### [What to work on]
Go through the data below and copy it exactly, skipping every picture.

### [Collected data]
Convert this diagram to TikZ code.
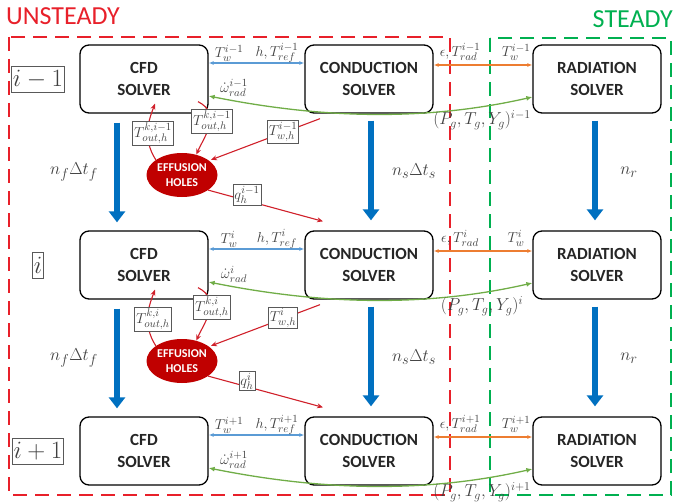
\documentclass[tikz,border=0pt]{standalone}
\usepackage{fontspec}
\setmainfont{Carlito}
\usetikzlibrary{shapes.geometric,arrows.meta}
\definecolor{ured}{HTML}{E8202A}
\definecolor{sgreen}{HTML}{00B050}
\definecolor{darrow}{HTML}{0070C0}
\definecolor{lblue}{HTML}{5B9BD5}
\definecolor{orng}{HTML}{ED7D31}
\definecolor{lgreen}{HTML}{70AD47}
\definecolor{effred}{HTML}{C00000}
\definecolor{redarr}{HTML}{D0202A}
\definecolor{txtgray}{HTML}{404040}
\tikzset{
  solver/.style={draw=black, line width=1.3pt, rounded corners=9pt, minimum width=128pt, minimum height=68pt, align=center, font=\fontsize{17}{22}\selectfont\bfseries, text=black!85, inner sep=0pt},
  eff/.style={ellipse, fill=effred, minimum width=71pt, minimum height=44pt, inner sep=0pt, text=white, font=\fontsize{12}{15}\selectfont\bfseries, align=center},
  lab/.style={text=txtgray, font=\fontsize{15}{17}\selectfont, inner sep=0pt},
  blab/.style={lab, draw=gray!70!black, fill=white, inner sep=1.5pt, line width=0.8pt},
  steplab/.style={text=txtgray, draw=gray!70!black, line width=0.9pt, inner sep=1pt, minimum height=26pt, font=\fontsize{23}{25}\selectfont},
  bigarr/.style={draw=darrow, line width=6pt, -{Triangle[length=11pt, width=16pt]}},
  redline/.style={draw=redarr, line width=1.1pt, -{Stealth[length=6pt, width=5pt]}},
  bluelink/.style={draw=lblue, line width=1.1pt, {Latex[length=5pt,width=4pt]}-{Latex[length=5pt,width=4pt]}},
  orlink/.style={draw=orng, line width=1.1pt, {Latex[length=5pt,width=4pt]}-{Latex[length=5pt,width=4pt]}},
  grlink/.style={draw=lgreen, line width=1.3pt, {Latex[length=6pt,width=5pt]}-{Latex[length=6pt,width=5pt]}},
  steplbl/.style={text=txtgray, font=\fontsize{19}{21}\selectfont, inner sep=0pt},
  region/.style={line width=2.5pt, dash pattern=on 14pt off 8pt}
}
\begin{document}
\begin{tikzpicture}[x=1pt,y=-1pt]
\useasboundingbox (0,0) rectangle (673,503);
% regions
\draw[region, draw=ured] (9,37) rectangle (450,495);
\draw[region, draw=sgreen] (490,38) rectangle (671,495);
\node[text=ured, font=\fontsize{26}{28}\selectfont, anchor=west, inner sep=0pt] (unst) at (6,16) {UNSTEADY};
\node[text=sgreen, font=\fontsize{26}{28}\selectfont, anchor=east, inner sep=0pt] (stdy) at (673,19) {STEADY};
% rows
\foreach \y/\s/\n in {79/{i-1}/1, 265/{i}/2, 451/{i+1}/3}{
  \node[solver] (cfd\n) at (144,\y) {CFD\\SOLVER};
  \node[solver] (cond\n) at (369,\y) {CONDUCTION\\SOLVER};
  \node[solver] (rad\n) at (597,\y) {RADIATION\\SOLVER};
  \node[steplab] (step\n) at (38,\y) {$\s$};
  \draw[bluelink] ([yshift=16pt]cfd\n.east) -- ([yshift=16pt]cond\n.west);
  \draw[orlink] ([yshift=14pt]cond\n.east) -- ([yshift=14pt]rad\n.west);
  \draw[grlink] ([yshift=-18pt]rad\n.west) .. controls +(-110,25) and +(110,22) .. ([yshift=-17pt]cfd\n.east);
  \node[lab] (tw\n) at (229,\y-26) {$T_w^{\s}$};
  \node[lab] (href\n) at (277,\y-26) {$h, T_{ref}^{\s}$};
  \node[lab] (om\n) at (234,\y+9) {$\dot{\omega}_{rad}^{\s}$};
  \node[lab] (eps\n) at (460,\y-27) {$\epsilon, T_{rad}^{\s}$};
  \node[lab] (twr\n) at (516,\y-27) {$T_w^{\s}$};
  \node[lab, font=\fontsize{17}{19}\selectfont] (pg\n) at (482,\y+41) {$(P_g, T_g, Y_g)^{\s}$};
}
% between rows
\foreach \n/\m/\y/\s/\k in {1/2/79/{i-1}/{k,i-1}, 2/3/265/{i}/{k,i}}{
  \draw[bigarr] ([xshift=-27pt,yshift=-9pt]cfd\n.south) -- ([xshift=-27pt,yshift=8pt]cfd\m.north);
  \draw[bigarr] ([xshift=2pt,yshift=-7pt]cond\n.south) -- ([xshift=2pt,yshift=10pt]cond\m.north);
  \draw[bigarr] ([xshift=-2pt,yshift=-7pt]rad\n.south) -- ([xshift=-2pt,yshift=10pt]rad\m.north);
  \node[steplbl] (nf\n) at (74,\y+93) {$n_f\Delta t_f$};
  \node[steplbl] (ns\n) at (414,\y+92) {$n_s\Delta t_s$};
  \node[steplbl] (nr\n) at (629,\y+93) {$n_r$};
  \node[eff] (eff\n) at (182,\y+96) {EFFUSION\\HOLES};
  \draw[redline] (eff\n.150) .. controls +(-14,-22) and +(-6,16) .. ([xshift=11pt,yshift=10pt]cfd\n.south);
  \draw[redline] ([xshift=54pt,yshift=12pt]cfd\n.south) .. controls +(24,12) and +(8,-18) .. (eff\n.55);
  \draw[redline, shorten >=2pt] ([xshift=-49pt,yshift=-5pt]cond\n.south) -- (eff\n.28);
  \draw[redline] (eff\n.-30) -- ([xshift=-46pt,yshift=9pt]cond\m.north);
  \node[blab] (la\n) at (153,\y+54) {$T_{out,h}^{\k}$};
  \node[blab] (lb\n) at (212,\y+42) {$T_{out,h}^{\k}$};
  \node[blab] (lc\n) at (283,\y+53) {$T_{w,h}^{\s}$};
  \node[blab] (ld\n) at (247,\y+116) {$q_h^{\s}$};
}
\end{tikzpicture}
\end{document}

### [Response for this exercise]
Convert this diagram to TikZ code.
\documentclass[tikz,border=0pt]{standalone}
\usepackage{fontspec}
\setmainfont{Carlito}
\usetikzlibrary{shapes.geometric,arrows.meta}
\definecolor{ured}{HTML}{E8202A}
\definecolor{sgreen}{HTML}{00B050}
\definecolor{darrow}{HTML}{0070C0}
\definecolor{lblue}{HTML}{5B9BD5}
\definecolor{orng}{HTML}{ED7D31}
\definecolor{lgreen}{HTML}{70AD47}
\definecolor{effred}{HTML}{C00000}
\definecolor{redarr}{HTML}{D0202A}
\definecolor{txtgray}{HTML}{404040}
\tikzset{
  solver/.style={draw=black, line width=1.3pt, rounded corners=9pt, minimum width=128pt, minimum height=68pt, align=center, font=\fontsize{17}{22}\selectfont\bfseries, text=black!85, inner sep=0pt},
  eff/.style={ellipse, fill=effred, minimum width=71pt, minimum height=44pt, inner sep=0pt, text=white, font=\fontsize{12}{15}\selectfont\bfseries, align=center},
  lab/.style={text=txtgray, font=\fontsize{15}{17}\selectfont, inner sep=0pt},
  blab/.style={lab, draw=gray!70!black, fill=white, inner sep=1.5pt, line width=0.8pt},
  steplab/.style={text=txtgray, draw=gray!70!black, line width=0.9pt, inner sep=1pt, minimum height=26pt, font=\fontsize{23}{25}\selectfont},
  bigarr/.style={draw=darrow, line width=6pt, -{Triangle[length=11pt, width=16pt]}},
  redline/.style={draw=redarr, line width=1.1pt, -{Stealth[length=6pt, width=5pt]}},
  bluelink/.style={draw=lblue, line width=1.1pt, {Latex[length=5pt,width=4pt]}-{Latex[length=5pt,width=4pt]}},
  orlink/.style={draw=orng, line width=1.1pt, {Latex[length=5pt,width=4pt]}-{Latex[length=5pt,width=4pt]}},
  grlink/.style={draw=lgreen, line width=1.3pt, {Latex[length=6pt,width=5pt]}-{Latex[length=6pt,width=5pt]}},
  steplbl/.style={text=txtgray, font=\fontsize{19}{21}\selectfont, inner sep=0pt},
  region/.style={line width=2.5pt, dash pattern=on 14pt off 8pt}
}
\begin{document}
\begin{tikzpicture}[x=1pt,y=-1pt]
\useasboundingbox (0,0) rectangle (673,503);
% regions
\draw[region, draw=ured] (9,37) rectangle (450,495);
\draw[region, draw=sgreen] (490,38) rectangle (671,495);
\node[text=ured, font=\fontsize{26}{28}\selectfont, anchor=west, inner sep=0pt] (unst) at (6,16) {UNSTEADY};
\node[text=sgreen, font=\fontsize{26}{28}\selectfont, anchor=east, inner sep=0pt] (stdy) at (673,19) {STEADY};
% rows
\foreach \y/\s/\n in {79/{i-1}/1, 265/{i}/2, 451/{i+1}/3}{
  \node[solver] (cfd\n) at (144,\y) {CFD\\SOLVER};
  \node[solver] (cond\n) at (369,\y) {CONDUCTION\\SOLVER};
  \node[solver] (rad\n) at (597,\y) {RADIATION\\SOLVER};
  \node[steplab] (step\n) at (38,\y) {$\s$};
  \draw[bluelink] ([yshift=16pt]cfd\n.east) -- ([yshift=16pt]cond\n.west);
  \draw[orlink] ([yshift=14pt]cond\n.east) -- ([yshift=14pt]rad\n.west);
  \draw[grlink] ([yshift=-18pt]rad\n.west) .. controls +(-110,25) and +(110,22) .. ([yshift=-17pt]cfd\n.east);
  \node[lab] (tw\n) at (229,\y-26) {$T_w^{\s}$};
  \node[lab] (href\n) at (277,\y-26) {$h, T_{ref}^{\s}$};
  \node[lab] (om\n) at (234,\y+9) {$\dot{\omega}_{rad}^{\s}$};
  \node[lab] (eps\n) at (460,\y-27) {$\epsilon, T_{rad}^{\s}$};
  \node[lab] (twr\n) at (516,\y-27) {$T_w^{\s}$};
  \node[lab, font=\fontsize{17}{19}\selectfont] (pg\n) at (482,\y+41) {$(P_g, T_g, Y_g)^{\s}$};
}
% between rows
\foreach \n/\m/\y/\s/\k in {1/2/79/{i-1}/{k,i-1}, 2/3/265/{i}/{k,i}}{
  \draw[bigarr] ([xshift=-27pt,yshift=-9pt]cfd\n.south) -- ([xshift=-27pt,yshift=8pt]cfd\m.north);
  \draw[bigarr] ([xshift=2pt,yshift=-7pt]cond\n.south) -- ([xshift=2pt,yshift=10pt]cond\m.north);
  \draw[bigarr] ([xshift=-2pt,yshift=-7pt]rad\n.south) -- ([xshift=-2pt,yshift=10pt]rad\m.north);
  \node[steplbl] (nf\n) at (74,\y+93) {$n_f\Delta t_f$};
  \node[steplbl] (ns\n) at (414,\y+92) {$n_s\Delta t_s$};
  \node[steplbl] (nr\n) at (629,\y+93) {$n_r$};
  \node[eff] (eff\n) at (182,\y+96) {EFFUSION\\HOLES};
  \draw[redline] (eff\n.150) .. controls +(-14,-22) and +(-6,16) .. ([xshift=11pt,yshift=10pt]cfd\n.south);
  \draw[redline] ([xshift=54pt,yshift=12pt]cfd\n.south) .. controls +(24,12) and +(8,-18) .. (eff\n.55);
  \draw[redline, shorten >=2pt] ([xshift=-49pt,yshift=-5pt]cond\n.south) -- (eff\n.28);
  \draw[redline] (eff\n.-30) -- ([xshift=-46pt,yshift=9pt]cond\m.north);
  \node[blab] (la\n) at (153,\y+54) {$T_{out,h}^{\k}$};
  \node[blab] (lb\n) at (212,\y+42) {$T_{out,h}^{\k}$};
  \node[blab] (lc\n) at (283,\y+53) {$T_{w,h}^{\s}$};
  \node[blab] (ld\n) at (247,\y+116) {$q_h^{\s}$};
}
\end{tikzpicture}
\end{document}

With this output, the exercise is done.